The North Powys Bulking Facility on the outskirts of Abermule (pic: Elgan Hearn)

APRIL has given way to May, June is on the horizon and Powys County Council’s North Powys Bulking Facility at Abermule is still not fully operational.

Back in January, a senior council officer believed that the bulking facility would have been fully operational by April.

But the council is still waiting for environment body, Natural Resources Wales (NRW) to decide an environment permit to allow them to use site.

Once fully operational the controversial £4.6 million North Powys Bulking Facility is supposed to receive recycling collected from households across Montgomeryshire.

There it will be squashed together or “bulked,” so that it can be more easily transported to processors to turn into new products.

Refuse fleet crews for both Welshpool and Newtown are all now based in Abermule.

Abermule Rubbish Protest

A spokesman for NRW said:  “We can confirm that the determination process is still ongoing.

“Our officers are approaching the final stages of the process.

“We will announce our determination when we have concluded the process.”

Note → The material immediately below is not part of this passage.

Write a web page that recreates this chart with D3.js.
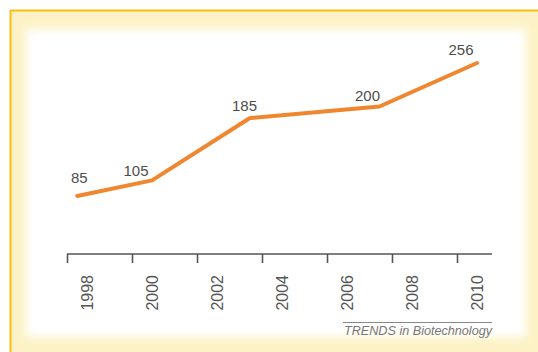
<!DOCTYPE html>
<html>
<head>
<meta charset="utf-8">
<script src="https://cdn.jsdelivr.net/npm/d3@7"></script>
<style>
  html, body { margin: 0; padding: 0; background: #fff; }
  svg { display: block; }
  text { font-family: "Liberation Sans", Arial, sans-serif; }
</style>
</head>
<body>
<svg id="chart" width="538" height="352"></svg>
<script>
// Yearly counts
const years = [1997.7, 2000, 2003, 2007, 2010];
const counts = [85, 105, 185, 200, 256];
const tickYears = [1998, 2000, 2002, 2004, 2006, 2008, 2010];
const tickLabels = ["1998", "2000", "2002", "2004", "2006", "2008", "2010"];
const sourceText = "TRENDS in Biotechnology";

const svg = d3.select("#chart");

// Framed panel: orange rule, pale yellow band, soft white interior
const defs = svg.append("defs");
defs.append("filter").attr("id", "soft")
  .attr("x", "-10%").attr("y", "-10%").attr("width", "120%").attr("height", "120%")
  .append("feGaussianBlur").attr("stdDeviation", 4);

svg.append("rect").attr("x", 10).attr("y", 10).attr("width", 540).attr("height", 350)
  .attr("fill", "#fcf2c6");
svg.append("rect").attr("x", 26).attr("y", 29).attr("width", 500).attr("height", 308)
  .attr("fill", "#ffffff").attr("filter", "url(#soft)");
svg.append("line").attr("x1", 10.5).attr("x2", 10.5).attr("y1", 10).attr("y2", 352)
  .attr("stroke", "#fdbc14").attr("stroke-width", 2);
svg.append("line").attr("x1", 10).attr("x2", 538).attr("y1", 10.5).attr("y2", 10.5)
  .attr("stroke", "#fdbc14").attr("stroke-width", 2);

// Scales
const x = d3.scaleLinear().domain([1998, 2010]).range([87, 477]);
const y = d3.scaleLinear().domain([0, 256]).range([262, 63]);

// Axis
const axisY = 254;
const tickShift = -20;
const axis = d3.axisBottom(x)
  .tickValues(tickYears)
  .tickFormat((d, i) => tickLabels[i])
  .tickSize(9)
  .tickSizeOuter(0);

const gAxis = svg.append("g").attr("transform", `translate(0,${axisY})`).call(axis);
gAxis.select(".domain").remove();
gAxis.append("line")
  .attr("x1", x(1998) + tickShift).attr("x2", x(2010) + 15)
  .attr("y1", 0).attr("y2", 0)
  .attr("stroke", "#555").attr("stroke-width", 1.6);
gAxis.selectAll(".tick line")
  .attr("x1", tickShift).attr("x2", tickShift)
  .attr("stroke", "#555").attr("stroke-width", 1.6);
gAxis.selectAll(".tick text")
  .attr("transform", "rotate(-90)")
  .attr("x", -21).attr("y", 0).attr("dy", "0.36em")
  .attr("text-anchor", "end")
  .attr("fill", "#555")
  .style("font-size", "16px")
  .style("font-family", "'Liberation Sans', Arial, sans-serif");

// Series line
const pts = years.map((yr, i) => [yr, counts[i]]);
const line = d3.line().x(d => x(d[0])).y(d => y(d[1]));
svg.append("path")
  .attr("d", line(pts))
  .attr("fill", "none")
  .attr("stroke", "#f0862e")
  .attr("stroke-width", 4)
  .attr("stroke-linejoin", "round")
  .attr("stroke-linecap", "round");

// Value labels above each point
const labelDx = [2, -16, -5, -12, -16];
const labelDy = [-13, -4, -7, -6, -8];
svg.append("g").selectAll("text")
  .data(pts)
  .join("text")
  .attr("x", (d, i) => x(d[0]) + labelDx[i])
  .attr("y", (d, i) => y(d[1]) + labelDy[i])
  .attr("text-anchor", "middle")
  .attr("fill", "#4d4d4d")
  .style("font-size", "15px")
  .text(d => d[1]);

// Source credit
svg.append("line")
  .attr("x1", 343).attr("x2", 492).attr("y1", 322.5).attr("y2", 322.5)
  .attr("stroke", "#888").attr("stroke-width", 1);
svg.append("text")
  .attr("x", 492).attr("y", 335)
  .attr("text-anchor", "end")
  .attr("fill", "#777")
  .style("font-size", "12px")
  .style("font-style", "italic")
  .attr("textLength", 148)
  .attr("lengthAdjust", "spacingAndGlyphs")
  .text(sourceText);
</script>
</body>
</html>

A council spokesman said: “Powys County Council have provided NRW with everything that they have requested throughout the process of applying for the environment permit for the North Powys Bulking Facility.

“NRW have not provided a timescale, but the site will not be operational as a bulking facility until a permit is secured.”

Last January, at a meeting of the Economy, Residents and Communities scrutiny committee to discuss this year’s budget, councillors were told that a fully operational site would mean a £100,000 saving for the council.

Currently the bulking work is being done at a site in Welshpool and the saving will be realised when the council don’t have to pay another company to do this work.

At the meeting head of highways, transport and recycling, Matt Perry had told council that he was “so keen” to get in there before April.

At the same time NRW had asked for more information from the council about the Odour Impact Assessment, the Fire Prevention & Mitigation Plan including the 250,000-litre water tank as well as whether the Accident Management Plan included dealing with flooding.

In March last year, NRW rejected the council’s permit application due to concerns about fire safety.

Powys have always stressed that the facility which was given planning approval nearly five years ago is needed so that they can hit Welsh Government recycling targets.